How to improve your domain reputation
Improving your domain reputation is essential for better email deliverability and overall online presence. Here's a comprehensive approach to improving your domain reputation:
1. Build high-quality content
Provide relevant, useful, and high-quality content. This builds trust with your audience and search engines. Update your website frequently to keep it relevant. Outdated content can negatively affect your reputation.
(9/10) Learning about recipients' likes can also help in hyper-personalization and segmentation which are essential for inbox placement. However, you must also make unsubscribing easier. That way, you'll only send emails to active users and improve your domain reputation
— Aquibur | Mailmodo (@AR_Bits) April 8, 2022
2. Maintain a clean email list
Maintain email list hygiene by following these tips:
Always use double opt-in for email subscriptions to ensure that users genuinely want to receive emails from you.
Implement a sunset policy to remove invalid or unengaged users. This improves email deliverability and maintains email list hygiene.

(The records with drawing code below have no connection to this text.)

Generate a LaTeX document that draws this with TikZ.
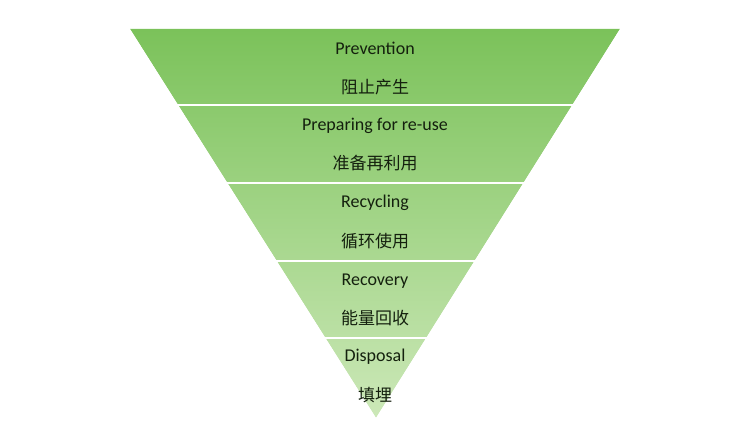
\documentclass[tikz,border=0pt]{standalone}
\usepackage{fontspec}
\setmainfont{Carlito}
\newfontfamily\cjk{Noto Sans CJK SC}
\definecolor{gtop}{HTML}{7BC25A}
\definecolor{gbot}{HTML}{CCE8B8}
\definecolor{txt}{HTML}{14200E}
\begin{document}
\begin{tikzpicture}[x=1pt,y=-1pt,
  lbl/.style={font=\fontsize{18}{20}\selectfont,text=txt,inner sep=0pt},
  clbl/.style={font=\cjk\fontsize{17}{19}\selectfont,text=txt,inner sep=0pt},
  sep/.style={white,line width=1.6pt}]
\useasboundingbox (0,0) rectangle (739,443);
\fill[white] (0,0) rectangle (739,443);
\coordinate (tl) at (130,29);
\coordinate (tr) at (620,29);
\coordinate (ap) at (376,418);
\begin{scope}
\clip (tl) -- (tr) -- (ap) -- cycle;
\shade[top color=gtop,bottom color=gbot] (130,29) rectangle (620,418);
\end{scope}
\foreach \y in {105,183,261,338}{
  \draw[sep] (100,\y) -- (650,\y);
}
\fill[white] (tl) -- (ap) -- (100,418) -- (100,29) -- cycle;
\fill[white] (tr) -- (ap) -- (650,418) -- (650,29) -- cycle;
\node[lbl] (n1) at (375,48) {Prevention};
\node[clbl] (c1) at (375,87) {阻止产生};
\node[lbl] (n2) at (375,126) {Preparing for re-use};
\node[clbl] (c2) at (375,163) {准备再利用};
\node[lbl] (n3) at (375,203) {Recycling};
\node[clbl] (c3) at (375,241) {循环使用};
\node[lbl] (n4) at (375,281) {Recovery};
\node[clbl] (c4) at (375,318) {能量回收};
\node[lbl] (n5) at (375,357) {Disposal};
\node[clbl] (c5) at (375,395) {填埋};
\end{tikzpicture}
\end{document}
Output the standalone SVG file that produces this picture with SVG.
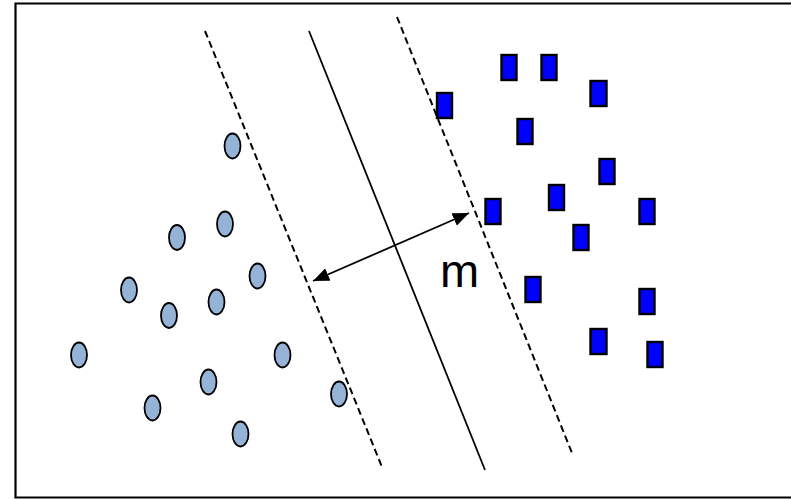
<svg xmlns="http://www.w3.org/2000/svg" width="791" height="499" viewBox="0 0 791 499">
<style>
.frame{fill:none;stroke:#000;stroke-width:2.2}
.dash{stroke:#000;stroke-width:2;stroke-dasharray:7 4;fill:none}
.solid{stroke:#000;stroke-width:1.8;fill:none}
.arrow{stroke:#000;stroke-width:1.8;fill:none;marker-start:url(#ah);marker-end:url(#ah)}
.pt{fill:#95B3D7;stroke:#000;stroke-width:1.8}
.sq{fill:#0000FF;stroke:#000;stroke-width:2.4}
.lbl{font-family:"Liberation Sans",Arial,sans-serif;font-size:47px;fill:#000}
</style>
<defs>
<marker id="ah" viewBox="0 0 12 10" refX="12" refY="5" markerWidth="9" markerHeight="7.5" orient="auto-start-reverse" markerUnits="strokeWidth">
<path d="M0,0 L12,5 L0,10 z" fill="#000"/>
</marker>
</defs>
<rect fill="#fff" x="0" y="0" width="791" height="499"/>
<path class="frame" d="M800,3.5 H15.5 V497.5 H800"/>
<g id="connectors">
<line class="dash" x1="205" y1="31" x2="382" y2="467"/>
<line class="solid" x1="309" y1="31" x2="485" y2="470"/>
<line class="dash" x1="397" y1="17" x2="572" y2="453"/>
<line class="arrow" x1="313" y1="281" x2="469" y2="213"/>
</g>
<g id="label-m"><text class="lbl" x="440" y="287">m</text></g>
<g id="circles">
<ellipse id="c1" class="pt" cx="232.5" cy="146" rx="8" ry="12.5"/>
<ellipse id="c2" class="pt" cx="225" cy="224" rx="8" ry="12.5"/>
<ellipse id="c3" class="pt" cx="177" cy="237.5" rx="8" ry="12.5"/>
<ellipse id="c4" class="pt" cx="257.5" cy="276" rx="8" ry="12.5"/>
<ellipse id="c5" class="pt" cx="129" cy="290" rx="8" ry="12.5"/>
<ellipse id="c6" class="pt" cx="216.5" cy="302" rx="8" ry="12.5"/>
<ellipse id="c7" class="pt" cx="169" cy="315.5" rx="8" ry="12.5"/>
<ellipse id="c8" class="pt" cx="79" cy="355" rx="8" ry="12.5"/>
<ellipse id="c9" class="pt" cx="282.5" cy="355" rx="8" ry="12.5"/>
<ellipse id="c10" class="pt" cx="208.5" cy="382" rx="8" ry="12.5"/>
<ellipse id="c11" class="pt" cx="152.5" cy="408" rx="8" ry="12.5"/>
<ellipse id="c12" class="pt" cx="240.5" cy="434" rx="8" ry="12.5"/>
<ellipse id="c13" class="pt" cx="339" cy="394" rx="8" ry="12.5"/>
</g>
<g id="squares">
<rect id="s1" class="sq" x="501.5" y="55" width="15" height="25"/>
<rect id="s2" class="sq" x="541.5" y="55" width="15" height="25"/>
<rect id="s3" class="sq" x="590.5" y="81" width="16" height="25"/>
<rect id="s4" class="sq" x="437" y="93" width="15" height="25"/>
<rect id="s5" class="sq" x="517.5" y="119" width="15" height="25"/>
<rect id="s6" class="sq" x="599.5" y="159" width="15" height="25"/>
<rect id="s7" class="sq" x="549" y="185" width="15" height="25"/>
<rect id="s8" class="sq" x="485.5" y="199" width="15" height="25"/>
<rect id="s9" class="sq" x="639.5" y="199" width="15" height="25"/>
<rect id="s10" class="sq" x="573.5" y="225" width="15" height="25"/>
<rect id="s11" class="sq" x="525.5" y="277" width="15" height="25"/>
<rect id="s12" class="sq" x="639.5" y="289" width="15" height="25"/>
<rect id="s13" class="sq" x="590.5" y="329" width="16" height="25"/>
<rect id="s14" class="sq" x="647.5" y="342" width="15" height="25"/>
</g>
</svg>
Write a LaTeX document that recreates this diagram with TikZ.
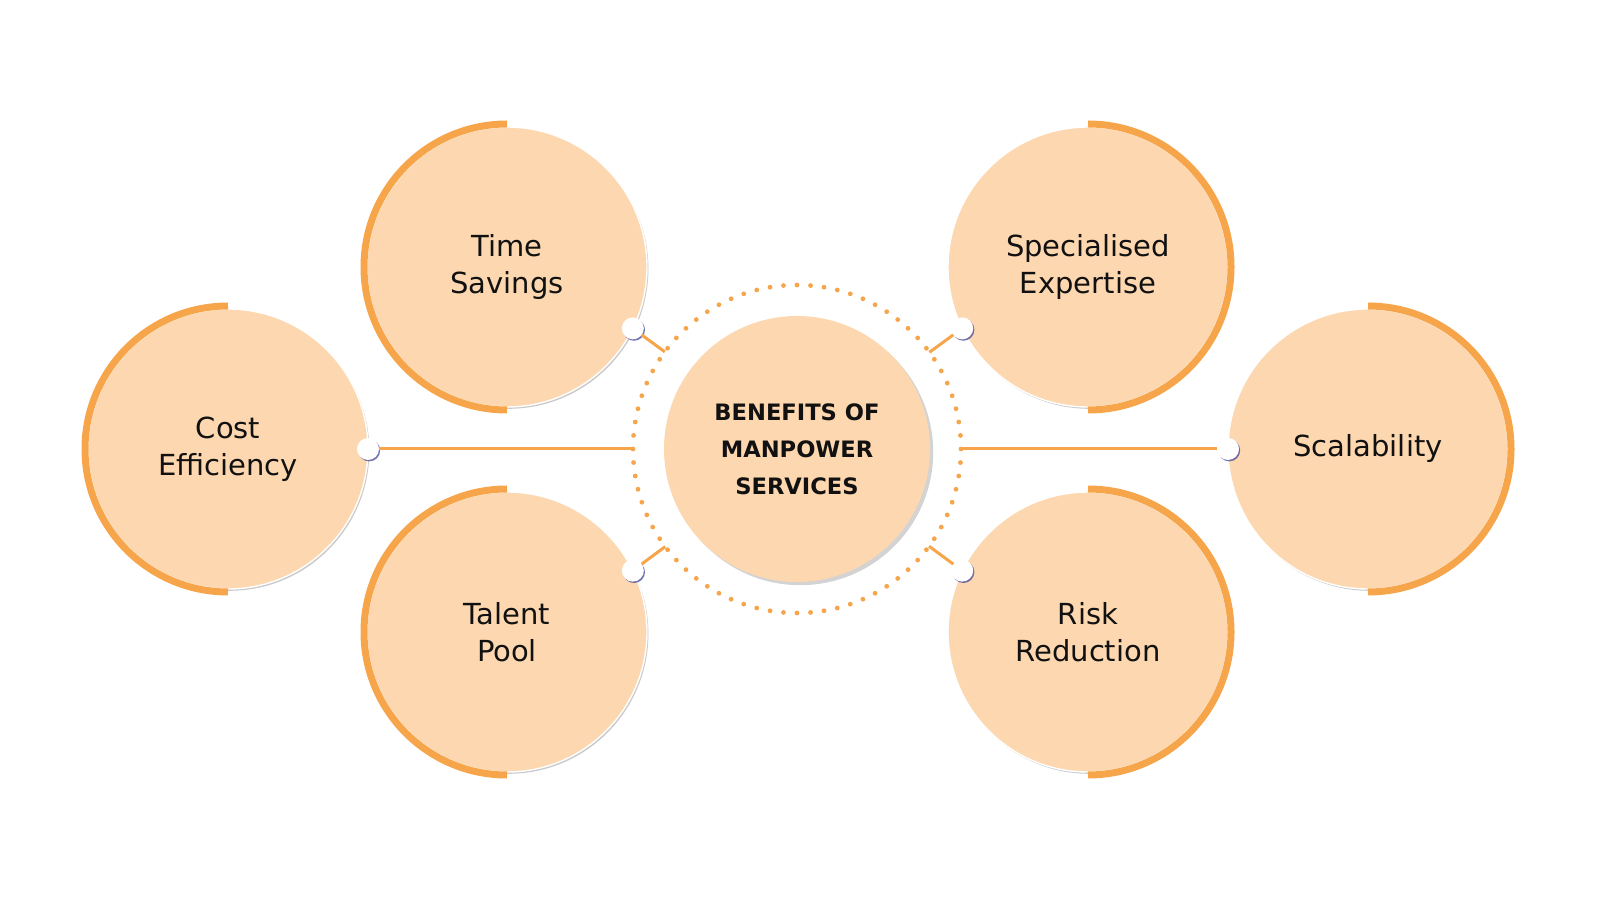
\documentclass[tikz,border=0pt]{standalone}
\usepackage{fontspec}
\setmainfont{DejaVu Sans}
\usetikzlibrary{calc,shadows}
\definecolor{PerkPeach}{HTML}{FDD7AF}
\definecolor{PerkOrange}{HTML}{F6A54B}
\definecolor{PerkInk}{HTML}{111111}
\definecolor{PerkShade}{HTML}{46489A}
\definecolor{PerkEdge}{gray}{0.74}
\tikzset{
    perk/diagram/.style={
        x=0.5pt, y=0.5pt,
        line cap=round,
        line join=round,
        every node/.style={inner sep=0pt, outer sep=0pt}
    },
    perk/bubble/.style={
        circle, minimum size=140pt, fill=PerkPeach,
        draw=white, line width=0.7pt, text=PerkInk, align=center,
        font=\fontsize{14.5}{18.3}\selectfont,
        drop shadow={fill=PerkEdge, opacity=0.8,
            shadow xshift=0.7pt, shadow yshift=-0.9pt}
    },
    perk/hub/.style={
        circle, minimum size=133pt, fill=PerkPeach,
        text=PerkInk, align=center,
        font=\bfseries\fontsize{11.3}{18.5}\selectfont,
        drop shadow={fill=gray, opacity=0.35,
            shadow xshift=1.6pt, shadow yshift=-1.6pt}
    },
    perk/rim/.style={draw=PerkOrange, line width=3.5pt, line cap=butt},
    perk/ring/.style={
        draw=PerkOrange, line width=2.4pt, line cap=round,
        dash pattern=on 0pt off 6.78pt
    },
    perk/knob/.style={
        circle, minimum size=11pt, fill=white,
        drop shadow={fill=PerkShade, opacity=0.75,
            shadow xshift=0.6pt, shadow yshift=-0.7pt}
    },
    perk/link/.style={draw=PerkOrange, line width=1.5pt, line cap=butt}
}

\begin{document}
\begin{tikzpicture}[perk/diagram]
    \useasboundingbox (0,0) rectangle (1600,900);
    % hub and the six benefits
    \node[perk/hub] (hub) at (797,451) {BENEFITS OF\\MANPOWER\\SERVICES};
    \node[perk/bubble] (cost) at (228,451) {Cost\\Efficiency};
    \node[perk/bubble] (time) at (507,633) {Time\\Savings};
    \node[perk/bubble] (talent) at (507,268) {Talent\\Pool};
    \node[perk/bubble] (expert) at (1088,633) {Specialised\\Expertise};
    \node[perk/bubble] (risk) at (1088,268) {Risk\\Reduction};
    \node[perk/bubble] (scale) at (1368,451) {Scalability};

    % orange half rims
    \foreach \n in {cost,time,talent}
        \draw[perk/rim] ([yshift=71.5pt]\n.center)
            arc[start angle=90, end angle=270, radius=71.5pt];
    \foreach \n in {expert,risk,scale}
        \draw[perk/rim] ([yshift=71.5pt]\n.center)
            arc[start angle=90, end angle=-90, radius=71.5pt];

    % dotted ring round the hub
    \draw[perk/ring] (hub.center) circle[radius=82pt];

    % knobs on the bubbles
    \node[perk/knob] (cost-knob) at (cost.0) {};
    \node[perk/knob] (time-knob) at (time.-26) {};
    \node[perk/knob] (talent-knob) at (talent.26) {};
    \node[perk/knob] (expert-knob) at (expert.206) {};
    \node[perk/knob] (risk-knob) at (risk.154) {};
    \node[perk/knob] (scale-knob) at (scale.180) {};

    % links to the ring
    \foreach \n in {cost,time,talent,expert,risk,scale} {
        \coordinate (\n-end) at ($(hub.center)!82pt!(\n-knob)$);
        \draw[perk/link] (\n-knob) -- (\n-end);
    }
\end{tikzpicture}
\end{document}
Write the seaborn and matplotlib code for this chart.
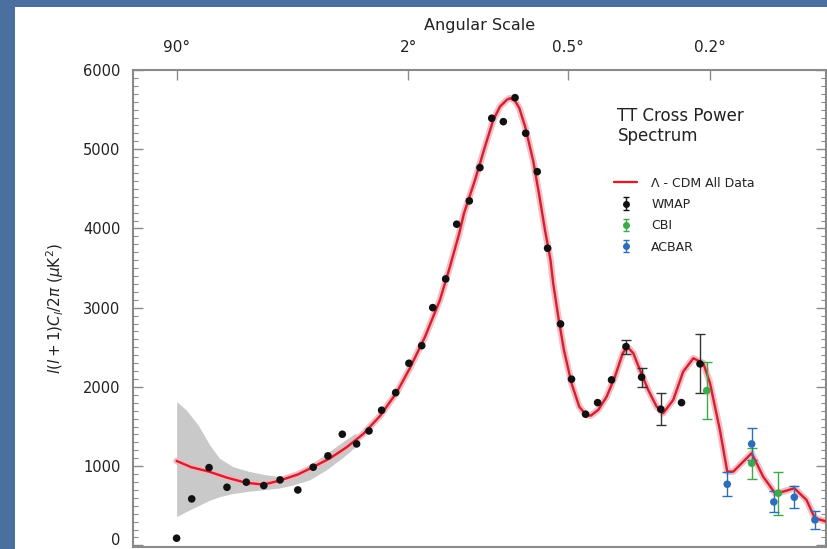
import numpy as np
import matplotlib
matplotlib.use("Agg")
import matplotlib.pyplot as plt
import seaborn as sns
from matplotlib.patches import Rectangle
from matplotlib.lines import Line2D
from matplotlib.ticker import MultipleLocator, NullLocator

# ---------------- data (multipole l, l(l+1)C_l/2pi in uK^2) ----------------
model_l = [2, 2.96, 4.53, 6.67, 9.73, 13.3, 17.4, 22.9, 28.6, 36.0, 44.6, 54.6,
           66.3, 79.7, 91.7, 106.8, 123.7, 136.0, 148.3, 154.8, 170.9, 186.4,
           200.1, 211.7, 223.8, 230.0, 239.6, 247.9, 259.6, 276.9, 290, 303,
           316, 322.4, 334.8, 349.1, 369.0, 389.9, 409, 423, 445.5, 472, 499,
           525.5, 541, 563, 587.6, 619.5, 653, 680, 723.2, 768, 815.6, 864.5,
           898.6, 950.5, 990.8, 1024.5, 1063, 1133, 1205, 1283, 1339, 1417,
           1507, 1572, 1668]
model_val = [1066, 987, 931, 855, 790, 768, 820, 895, 990, 1100, 1240, 1407,
             1634, 1931, 2240, 2631, 3098, 3518, 3940, 4192, 4613, 5033,
             5370, 5538, 5622, 5644, 5610, 5520, 5290, 4850, 4420, 3982,
             3600, 3309, 2888, 2467, 2047, 1752, 1647, 1638, 1710, 1878, 2130,
             2425, 2509, 2425, 2215, 1962, 1752, 1668, 1836, 2193, 2362, 2299,
             2047, 1458, 931, 931, 1016, 1164, 868, 659, 679, 722,
             574, 343, 300]

band_l = [2, 2.6, 3.5, 4.6, 5.7, 7.5, 10.4, 13.9, 17.3, 21.3, 27.2, 34.2, 42, 50]
band_hi = [1815, 1710, 1521, 1268, 1100, 994, 931, 890, 870, 900, 1010, 1160, 1300, 1420]
band_lo = [363, 427, 500, 570, 615, 655, 685, 705, 725, 763, 827, 953, 1100, 1250]

wmap_l = [2, 2.99, 4.53, 6.67, 9.73, 13.3, 17.4, 22.9, 28.6, 35.0, 42.2, 50.4,
          58.4, 67.5, 78.8, 90.7, 103.4, 115.3, 130.6, 144.8, 162.4, 178.4,
          197.5, 217.7, 239.6, 260.9, 285.6, 309.1, 340.6, 369.0, 408.0,
          443.6, 487.8, 536.8, 594.0, 670.3, 760.3, 848]
wmap_val = [91, 587, 982, 734, 798, 755, 827, 700, 987, 1130, 1403, 1281,
            1445, 1706, 1928, 2299, 2521, 3001, 3363, 4054, 4348, 4768,
            5391, 5348, 5651, 5202, 4717, 3751, 2795, 2098, 1656,
            1802, 2089, 2509, 2123, 1719, 1802, 2291]
wmap_err = [0] * 33 + [88, 120, 200, 0, 372]

cbi_l = [881.8, 1133, 1305]
cbi_val = [1954, 1037, 659]
cbi_err = [358, 195, 273]

acbar_l = [990.8, 1133, 1275, 1417, 1572]
acbar_val = [772, 1281, 549, 608, 322]
acbar_err = [153, 204, 132, 142, 117]

angle_ticks_l = [2, 90, 360, 900]
angle_labels = ["90\u00b0", "2\u00b0", "0.5\u00b0", "0.2\u00b0"]

legend_labels = ["\u039b - CDM All Data", "WMAP", "CBI", "ACBAR"]
title_text = "TT Cross Power\nSpectrum"

# ---------------- styling ----------------
sns.set_style("ticks")
plt.rcParams["font.family"] = ["DejaVu Sans"]
plt.rcParams["mathtext.fontset"] = "dejavusans"

RED = "#d41f2d"
PINK = "#f3b3bd"
GRAY_BAND = "#c9c9c9"
C_WMAP = "#111111"
C_CBI = "#3daa4a"
C_ACBAR = "#2d6fb6"
SPINE = "#8a8a8a"
TXT = "#222222"

fig = plt.figure(figsize=(8.27, 5.49), dpi=100, facecolor="#4b6f9e")
fig.patches.append(Rectangle((15 / 827, 0), 1, 1 - 7 / 549, transform=fig.transFigure,
                             facecolor="white", edgecolor="none", zorder=-5))
ax = fig.add_axes([133 / 827, 2 / 549, 693 / 827, 477 / 549])
ax.set_facecolor("white")

P = 0.26
def fwd(x):
    x = np.asarray(x, dtype=float)
    return np.sign(x) * np.abs(x) ** P
def inv(y):
    y = np.asarray(y, dtype=float)
    return np.sign(y) * np.abs(y) ** (1 / P)
ax.set_xscale("function", functions=(fwd, inv))

# cosmic variance band
ax.fill_between(band_l, band_lo, band_hi, color=GRAY_BAND, lw=0, zorder=1)

# model curve with pink band
ax.plot(model_l, model_val, color=PINK, lw=4.8, alpha=0.85, solid_capstyle="round",
        solid_joinstyle="round", zorder=2)
sns.lineplot(x=model_l, y=model_val, ax=ax, color=RED, lw=1.7, sort=False, zorder=3)

# error bars
wl, wv, we = np.array(wmap_l), np.array(wmap_val), np.array(wmap_err)
m = we > 0
ax.errorbar(wl[m], wv[m], yerr=we[m], fmt="none", ecolor="#333333", elinewidth=1,
            capsize=3.5, capthick=1, zorder=4)
ax.errorbar(cbi_l, cbi_val, yerr=cbi_err, fmt="none", ecolor=C_CBI, elinewidth=1,
            capsize=3.5, capthick=1, zorder=4)
ax.errorbar(acbar_l, acbar_val, yerr=acbar_err, fmt="none", ecolor=C_ACBAR, elinewidth=1,
            capsize=3.5, capthick=1, zorder=4)

# points
sns.scatterplot(x=wmap_l, y=wmap_val, ax=ax, color=C_WMAP, s=30, edgecolor="none",
                zorder=5, legend=False)
sns.scatterplot(x=cbi_l, y=cbi_val, ax=ax, color=C_CBI, s=30, edgecolor="none",
                zorder=5, legend=False)
sns.scatterplot(x=acbar_l, y=acbar_val, ax=ax, color=C_ACBAR, s=30, edgecolor="none",
                zorder=5, legend=False)

# legend proxies (placed outside view)
h_model = Line2D([], [], color=RED, lw=1.7)
proxies = []
for c in (C_WMAP, C_CBI, C_ACBAR):
    proxies.append(ax.errorbar([1e5], [1e5], yerr=[1], fmt="o", color=c, ms=4,
                               elinewidth=1, capsize=2.5, capthick=1))
leg = ax.legend([h_model] + proxies, legend_labels, loc="upper left",
                bbox_to_anchor=(0.6945, 0.776), frameon=False, fontsize=9,
                handlelength=1.85, handletextpad=1.1, labelspacing=0.66,
                borderpad=0, borderaxespad=0)
for t in leg.get_texts():
    t.set_color(TXT)

ax.text(0.699, 0.922, title_text, transform=ax.transAxes, ha="left", va="top",
        fontsize=12, color=TXT, linespacing=1.1)

# axes limits and ticks
ax.set_xlim(0.458, 1660)
ax.set_ylim(-20, 6000)

ax.xaxis.tick_top()
ax.set_xticks(angle_ticks_l)
ax.set_xticklabels(angle_labels)
ax.xaxis.set_minor_locator(NullLocator())
ax.xaxis.set_label_position("top")
ax.set_xlabel("Angular Scale", fontsize=11.5, labelpad=7, color=TXT)
ax.tick_params(axis="x", which="major", direction="in", length=7, width=1, color=SPINE,
               pad=11, labelsize=11, labelcolor=TXT, top=True, bottom=False,
               labeltop=True, labelbottom=False)

ax.set_yticks([0, 1000, 2000, 3000, 4000, 5000, 6000])
ax.yaxis.set_minor_locator(MultipleLocator(100))
ax.tick_params(axis="y", which="major", direction="in", length=7, width=1, color=SPINE,
               left=True, right=True, pad=9, labelsize=10.5, labelcolor=TXT)
ax.tick_params(axis="y", which="minor", direction="in", length=3.5, width=0.8,
               color=SPINE, left=True, right=True)
ax.set_ylabel(r"$l(l+1)C_l/2\pi$ ($\mu$K$^2$)", fontsize=11, color=TXT)
ax.yaxis.set_label_coords(-0.096, 0.5)
ylabels = ax.get_yticklabels()
for lbl in ylabels:
    lbl.set_verticalalignment("center_baseline")
ylabels[0].set_verticalalignment("baseline")

for s in ax.spines.values():
    s.set_color(SPINE)
    s.set_linewidth(1.5)
    s.set_visible(True)

fig.savefig("out.png", dpi=100, facecolor=fig.get_facecolor())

Target inactive users with special offers or reminders, or remove them if they don’t respond.
3. Be consistent with your email sending frequency
Maintain the right email cadence by finding the right time, frequency, and intervals to maintain your domain reputation. Don’t suddenly increase email frequency, as this can trigger spam filters. Stick to a regular sending schedule and increase your frequency or number of emails over time.
4. Comply with email authentication protocols
Authenticate the sender domain with protocols such as SPF, DKIM, and DMARC. Review and monitor your DNS records regularly. This ensures that everything is technically configured and enhances your deliverability efforts.
Key takeaways
When you have a bad domain reputation, it is a must to keep a domain reputation check and follow all the authentication protocols. Maintaining your email reputation and increasing your email deliverability rate is not easy, but it's achievable. One easy way to ensure it is by having a good domain reputation. Use domain reputation checkers to keep a tab on how well your domain responds on the web.
Email deliverability and excellent domain reputation mean you are undertaking best practices and can get more conversions, better email performance, make money, and generate more leads.